(Figure scripts)
◆ ◆ ◆ ◆
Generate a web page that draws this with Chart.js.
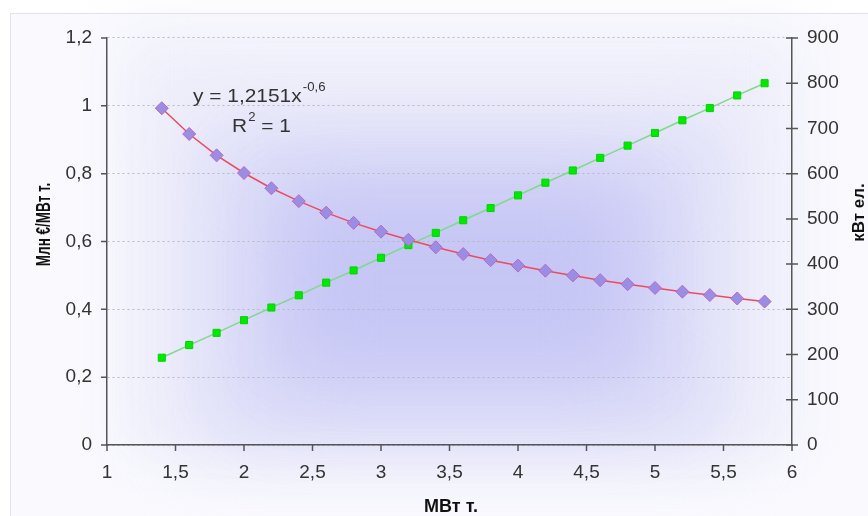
<!DOCTYPE html>
<html><head><meta charset="utf-8">
<script src="https://cdn.jsdelivr.net/npm/chart.js@4/dist/chart.umd.min.js"></script>
<style>html,body{margin:0;padding:0;background:#fff}#wrap{width:868px;height:516px}</style>
</head><body><div id="wrap"><canvas id="c" width="868" height="516"></canvas></div>
<script>
// ---- data ----
const capacityMWt = [1.4,1.6,1.8,2.0,2.2,2.4,2.6,2.8,3.0,3.2,3.4,3.6,3.8,4.0,4.2,4.4,4.6,4.8,5.0,5.2,5.4,5.6,5.8];
const costMlnEurPerMWt = [0.993,0.917,0.854,0.802,0.757,0.719,0.685,0.655,0.629,0.605,0.583,0.563,0.545,0.529,0.514,0.500,0.486,0.474,0.463,0.452,0.442,0.432,0.423];
const powerKWel = [193,221,248,276,304,331,359,386,414,442,469,497,524,552,580,607,635,662,690,718,745,773,800];
const xTickLabels = ['1','1,5','2','2,5','3','3,5','4','4,5','5','5,5','6'];
const yTickLabels = ['0','0,2','0,4','0,6','0,8','1','1,2'];
const y2TickLabels = ['0','100','200','300','400','500','600','700','800','900'];
const xTitle = 'МВт т.';
const yTitle = 'Млн €/МВт т.';
const y2Title = 'кВт ел.';
const eqMain = 'y = 1,2151x';
const eqExp = '-0,6';

const FONT = '"Liberation Sans", Arial, sans-serif';
const TXT = '#333333';

const bgPlugin = {
  id: 'bg',
  beforeDraw(chart) {
    const ctx = chart.ctx;
    ctx.save();
    ctx.fillStyle = '#ffffff';
    ctx.fillRect(0, 0, 868, 516);
    ctx.fillStyle = '#fafafe';
    ctx.fillRect(10, 13, 858, 503);
    const boxes = [
      [120, 30, 680, 430, '#efeffb', 30],
      [190, 120, 540, 330, '#e0e0f9', 35],
      [260, 170, 400, 230, '#cfcff7', 40],
      [300, 205, 320, 150, '#c6c6f5', 35]
    ];
    boxes.forEach(b => {
      ctx.filter = 'blur(' + b[5] + 'px)';
      ctx.fillStyle = b[4];
      ctx.fillRect(b[0], b[1], b[2], b[3]);
    });
    ctx.filter = 'none';
    ctx.strokeStyle = '#e2e2e8';
    ctx.lineWidth = 1;
    ctx.beginPath();
    ctx.moveTo(10.5, 516); ctx.lineTo(10.5, 13.5); ctx.lineTo(868, 13.5);
    ctx.stroke();
    ctx.restore();
  }
};

const decorPlugin = {
  id: 'decor',
  afterDraw(chart) {
    const ctx = chart.ctx;
    const sx = chart.scales.x, sy = chart.scales.y, sy2 = chart.scales.y1;
    ctx.save();
    ctx.strokeStyle = '#555';
    ctx.lineWidth = 1.5;
    ctx.beginPath();
    sx.ticks.forEach(t => { const p = sx.getPixelForValue(t.value); ctx.moveTo(p, sx.top); ctx.lineTo(p, sx.top + 6); });
    sy.ticks.forEach(t => { const p = sy.getPixelForValue(t.value); ctx.moveTo(sy.right - 6, p); ctx.lineTo(sy.right, p); });
    sy2.ticks.forEach(t => { const p = sy2.getPixelForValue(t.value); ctx.moveTo(sy2.left - 6, p); ctx.lineTo(sy2.left + 6, p); });
    ctx.stroke();

    ctx.fillStyle = '#111';
    ctx.textAlign = 'center';
    ctx.textBaseline = 'alphabetic';
    ctx.font = 'bold 18px ' + FONT;
    ctx.fillText(xTitle, 451, 512);
    ctx.save(); ctx.translate(50, 224.5); ctx.rotate(-Math.PI / 2); ctx.scale(0.9, 1.3);
    ctx.font = 'bold 15px ' + FONT; ctx.fillText(yTitle, 0, 0); ctx.restore();
    ctx.save(); ctx.translate(864, 212.5); ctx.rotate(-Math.PI / 2);
    ctx.font = 'bold 17px ' + FONT; ctx.fillText(y2Title, 0, 0); ctx.restore();

    ctx.fillStyle = TXT;
    ctx.textAlign = 'left';
    ctx.save();
    ctx.translate(193, 0);
    ctx.scale(1.1, 1);
    ctx.font = '19px ' + FONT;
    ctx.fillText(eqMain, 0, 102);
    const w = ctx.measureText(eqMain).width;
    ctx.font = '12px ' + FONT;
    ctx.fillText(eqExp, w + 1, 91);
    ctx.restore();
    ctx.save();
    ctx.translate(232, 0);
    ctx.scale(1.1, 1);
    ctx.font = '19px ' + FONT;
    ctx.fillText('R', 0, 132);
    const wr = ctx.measureText('R').width;
    ctx.font = '12px ' + FONT;
    ctx.fillText('2', wr + 1, 121);
    const w2 = ctx.measureText('2').width;
    ctx.font = '19px ' + FONT;
    ctx.fillText(' = 1', wr + 1 + w2, 132);
    ctx.restore();
    ctx.restore();
  }
};

const costPts = capacityMWt.map((x, i) => ({x, y: costMlnEurPerMWt[i]}));
const powerPts = capacityMWt.map((x, i) => ({x, y: powerKWel[i]}));

new Chart(document.getElementById('c'), {
  type: 'scatter',
  data: {
    datasets: [
      {
        label: 'cost', data: costPts, yAxisID: 'y', showLine: true, order: 1,
        borderColor: '#ef4a5c', borderWidth: 1.5, tension: 0,
        pointStyle: 'rectRot', pointRadius: 6.5, pointBackgroundColor: '#9c8de4',
        pointBorderColor: '#b36ac6', pointBorderWidth: 1
      },
      {
        label: 'power', data: powerPts, yAxisID: 'y1', showLine: true, order: 2,
        borderColor: '#7fd98a', borderWidth: 1.5,
        pointStyle: 'rect', pointRadius: 5, pointBackgroundColor: '#00ea00',
        pointBorderColor: '#00d400', pointBorderWidth: 1
      }
    ]
  },
  options: {
    responsive: false, animation: false, devicePixelRatio: 1,
    layout: {padding: {top: 38, left: 0, right: 0, bottom: 0}},
    plugins: {legend: {display: false}, tooltip: {enabled: false}},
    scales: {
      x: {
        type: 'linear', min: 1, max: 6,
        afterFit(s) { s.height = 71; },
        afterBuildTicks(s) { s.ticks = xTickLabels.map((l, i) => ({value: 1 + i * 0.5})); },
        ticks: {padding: 16, color: TXT, font: {family: FONT, size: 19}, autoSkip: false, maxRotation: 0,
          callback: (v, i) => xTickLabels[i]},
        grid: {display: false, drawTicks: false},
        border: {display: true, color: '#555', width: 1.5}
      },
      y: {
        type: 'linear', position: 'left', min: 0, max: 1.2,
        afterFit(s) { s.width = 107; },
        afterBuildTicks(s) { s.ticks = yTickLabels.map((l, i) => ({value: i * 0.2})); },
        ticks: {padding: 15, color: TXT, font: {family: FONT, size: 19}, autoSkip: false,
          callback: (v, i) => yTickLabels[i]},
        grid: {color: '#b8b8c4', lineWidth: 1, drawTicks: false},
        border: {display: true, color: '#555', width: 1.5, dash: [2, 3]}
      },
      y1: {
        type: 'linear', position: 'right', min: 0, max: 900,
        afterFit(s) { s.width = 76; },
        afterBuildTicks(s) { s.ticks = y2TickLabels.map((l, i) => ({value: i * 100})); },
        ticks: {padding: 15, color: TXT, font: {family: FONT, size: 19}, autoSkip: false,
          callback: (v, i) => y2TickLabels[i]},
        grid: {display: false, drawTicks: false},
        border: {display: true, color: '#555', width: 1.5}
      }
    }
  },
  plugins: [bgPlugin, decorPlugin]
});
</script>
</body></html>
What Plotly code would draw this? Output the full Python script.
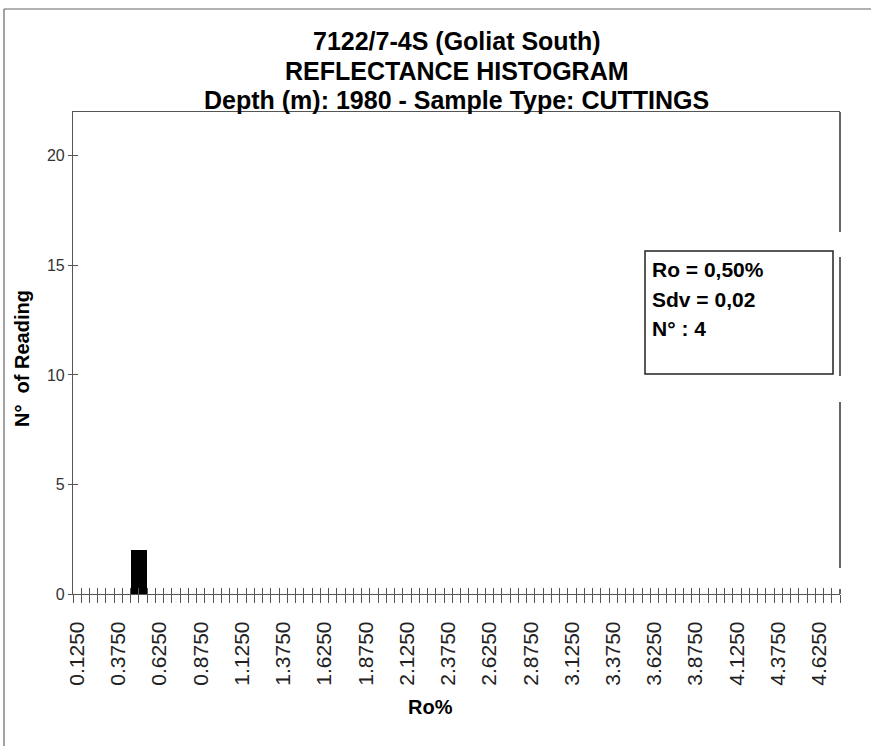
import plotly.graph_objects as go

# ---- data ----
bin_start = 0.125
bin_step = 0.05
n_bins = 93
ro_bins = [round(bin_start + bin_step * i, 4) for i in range(n_bins)]
counts = [
    0, 0, 0, 0, 0, 0, 0, 2, 2, 0,
    0, 0, 0, 0, 0, 0, 0, 0, 0, 0,
    0, 0, 0, 0, 0, 0, 0, 0, 0, 0,
    0, 0, 0, 0, 0, 0, 0, 0, 0, 0,
    0, 0, 0, 0, 0, 0, 0, 0, 0, 0,
    0, 0, 0, 0, 0, 0, 0, 0, 0, 0,
    0, 0, 0, 0, 0, 0, 0, 0, 0, 0,
    0, 0, 0, 0, 0, 0, 0, 0, 0, 0,
    0, 0, 0, 0, 0, 0, 0, 0, 0, 0,
    0, 0, 0,
]
tick_labels = ["0.1250", "0.3750", "0.6250", "0.8750", "1.1250", "1.3750",
               "1.6250", "1.8750", "2.1250", "2.3750", "2.6250", "2.8750",
               "3.1250", "3.3750", "3.6250", "3.8750", "4.1250", "4.3750",
               "4.6250"]
tick_values = [float(t) for t in tick_labels]
y_ticks = [0, 5, 10, 15, 20]
title_lines = ["7122/7-4S (Goliat South)", "REFLECTANCE HISTOGRAM",
               "Depth (m): 1980 - Sample Type: CUTTINGS"]
stats_lines = ["Ro = 0,50%", "Sdv = 0,02", "N° : 4"]

x_lo = bin_start - bin_step / 2
x_hi = x_lo + bin_step * n_bins

W, H = 871, 746
L, R, T, B = 73, 31, 112, 152
pw, ph = W - L - R, H - T - B

def px(x):
    return (x - L) / pw

def py(y):
    return (H - B - y) / ph

AX = "#555555"
FONT = "Liberation Sans, Arial, sans-serif"

fig = go.Figure()
fig.add_trace(go.Bar(x=ro_bins, y=counts, width=bin_step,
                     marker=dict(color="black", line=dict(width=0)),
                     showlegend=False, hoverinfo="x+y"))

fig.update_layout(
    width=W, height=H,
    margin=dict(l=L, r=R, t=T, b=B, pad=0),
    plot_bgcolor="white", paper_bgcolor="white",
    bargap=0,
    xaxis=dict(range=[x_lo, x_hi], tickmode="array", tickvals=tick_values,
               ticktext=tick_labels, tickangle=-90, ticks="outside",
               ticklen=18, tickcolor="rgba(0,0,0,0)",
               tickfont=dict(family=FONT, size=21, color="#222222"),
               showgrid=False, zeroline=False, showline=True,
               linecolor=AX, linewidth=1.2, mirror=True),
    xaxis2=dict(range=[x_lo, x_hi], overlaying="x", anchor="y", side="bottom",
                tickmode="linear", tick0=x_lo, dtick=bin_step,
                ticks="outside", ticklen=8, tickwidth=1.2, tickcolor=AX,
                showticklabels=False, showgrid=False, zeroline=False,
                showline=False),
    xaxis3=dict(range=[x_lo, x_hi], overlaying="x", anchor="y", side="bottom",
                tickmode="linear", tick0=x_lo, dtick=bin_step,
                ticks="inside", ticklen=6, tickwidth=1.2, tickcolor=AX,
                showticklabels=False, showgrid=False, zeroline=False,
                showline=False),
    yaxis=dict(range=[0, 22], tickmode="array", tickvals=y_ticks,
               ticks="outside", ticklen=4, tickwidth=1, tickcolor=AX,
               tickfont=dict(family=FONT, size=16, color="#333333"),
               showgrid=False, zeroline=False, showline=True,
               linecolor=AX, linewidth=1.2),
    yaxis2=dict(range=[0, 22], overlaying="y", anchor="x", side="left",
                tickmode="array", tickvals=y_ticks, ticks="inside", ticklen=5,
                tickwidth=1, tickcolor=AX, showticklabels=False,
                showgrid=False, zeroline=False, showline=False),
)
# invisible helper traces so the overlay tick axes render
fig.add_trace(go.Scatter(x=[x_lo], y=[0], xaxis="x2", yaxis="y", mode="markers",
                         marker=dict(opacity=0), showlegend=False, hoverinfo="skip"))
fig.add_trace(go.Scatter(x=[x_lo], y=[0], xaxis="x3", yaxis="y2", mode="markers",
                         marker=dict(opacity=0), showlegend=False, hoverinfo="skip"))

shapes = []
# outer chart frame
shapes.append(dict(type="line", xref="paper", yref="paper", x0=px(4), x1=px(4),
                   y0=py(H + 5), y1=py(9), line=dict(color="#666666", width=1.2)))
shapes.append(dict(type="line", xref="paper", yref="paper", x0=px(4), x1=px(W + 5),
                   y0=py(9), y1=py(9), line=dict(color="#666666", width=1.2)))
# right border of plot area (segmented as in reference)
for a, b in [(112, 232), (257, 376), (402, 568), (589, 594)]:
    shapes.append(dict(type="line", xref="paper", yref="paper", x0=1, x1=1,
                       y0=py(a), y1=py(b), line=dict(color="#333333", width=1.5)))
# stats box
shapes.append(dict(type="rect", xref="paper", yref="paper", x0=px(645), x1=px(833),
                   y0=py(374), y1=py(251), line=dict(color="#222222", width=1.5),
                   fillcolor="white"))
fig.update_layout(shapes=shapes)

ann = []
for txt, yc in zip(title_lines, [41, 71, 100]):
    ann.append(dict(text=f"<b>{txt}</b>", xref="paper", yref="paper", x=0.5, y=py(yc),
                    xanchor="center", yanchor="middle", showarrow=False,
                    font=dict(family=FONT, size=25, color="black")))
for txt, yc in zip(stats_lines, [269, 299, 328]):
    ann.append(dict(text=f"<b>{txt}</b>", xref="paper", yref="paper", x=px(650), y=py(yc),
                    xanchor="left", yanchor="middle", showarrow=False,
                    font=dict(family=FONT, size=21, color="black")))
ann.append(dict(text="<b>N°  of Reading</b>", xref="paper", yref="paper", x=px(22), y=py(359),
                xanchor="center", yanchor="middle", textangle=-90, showarrow=False,
                font=dict(family=FONT, size=20, color="black")))
ann.append(dict(text="<b>Ro%</b>", xref="paper", yref="paper", x=px(430), y=py(707),
                xanchor="center", yanchor="middle", showarrow=False,
                font=dict(family=FONT, size=20, color="black")))
fig.update_layout(annotations=ann)

fig.write_html("out.html")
◆ ◆ ◆ ◆
Stated goal - Start with the line that includes "What Plotly code" and finish with the line that includes "x_hi = x_lo + bin_step * n_bins": reproduce those lines exactly, nothing before or after, and omit any pictures.

Answer for the task -
What Plotly code would draw this? Output the full Python script.
import plotly.graph_objects as go

# ---- data ----
bin_start = 0.125
bin_step = 0.05
n_bins = 93
ro_bins = [round(bin_start + bin_step * i, 4) for i in range(n_bins)]
counts = [
    0, 0, 0, 0, 0, 0, 0, 2, 2, 0,
    0, 0, 0, 0, 0, 0, 0, 0, 0, 0,
    0, 0, 0, 0, 0, 0, 0, 0, 0, 0,
    0, 0, 0, 0, 0, 0, 0, 0, 0, 0,
    0, 0, 0, 0, 0, 0, 0, 0, 0, 0,
    0, 0, 0, 0, 0, 0, 0, 0, 0, 0,
    0, 0, 0, 0, 0, 0, 0, 0, 0, 0,
    0, 0, 0, 0, 0, 0, 0, 0, 0, 0,
    0, 0, 0, 0, 0, 0, 0, 0, 0, 0,
    0, 0, 0,
]
tick_labels = ["0.1250", "0.3750", "0.6250", "0.8750", "1.1250", "1.3750",
               "1.6250", "1.8750", "2.1250", "2.3750", "2.6250", "2.8750",
               "3.1250", "3.3750", "3.6250", "3.8750", "4.1250", "4.3750",
               "4.6250"]
tick_values = [float(t) for t in tick_labels]
y_ticks = [0, 5, 10, 15, 20]
title_lines = ["7122/7-4S (Goliat South)", "REFLECTANCE HISTOGRAM",
               "Depth (m): 1980 - Sample Type: CUTTINGS"]
stats_lines = ["Ro = 0,50%", "Sdv = 0,02", "N° : 4"]

x_lo = bin_start - bin_step / 2
x_hi = x_lo + bin_step * n_bins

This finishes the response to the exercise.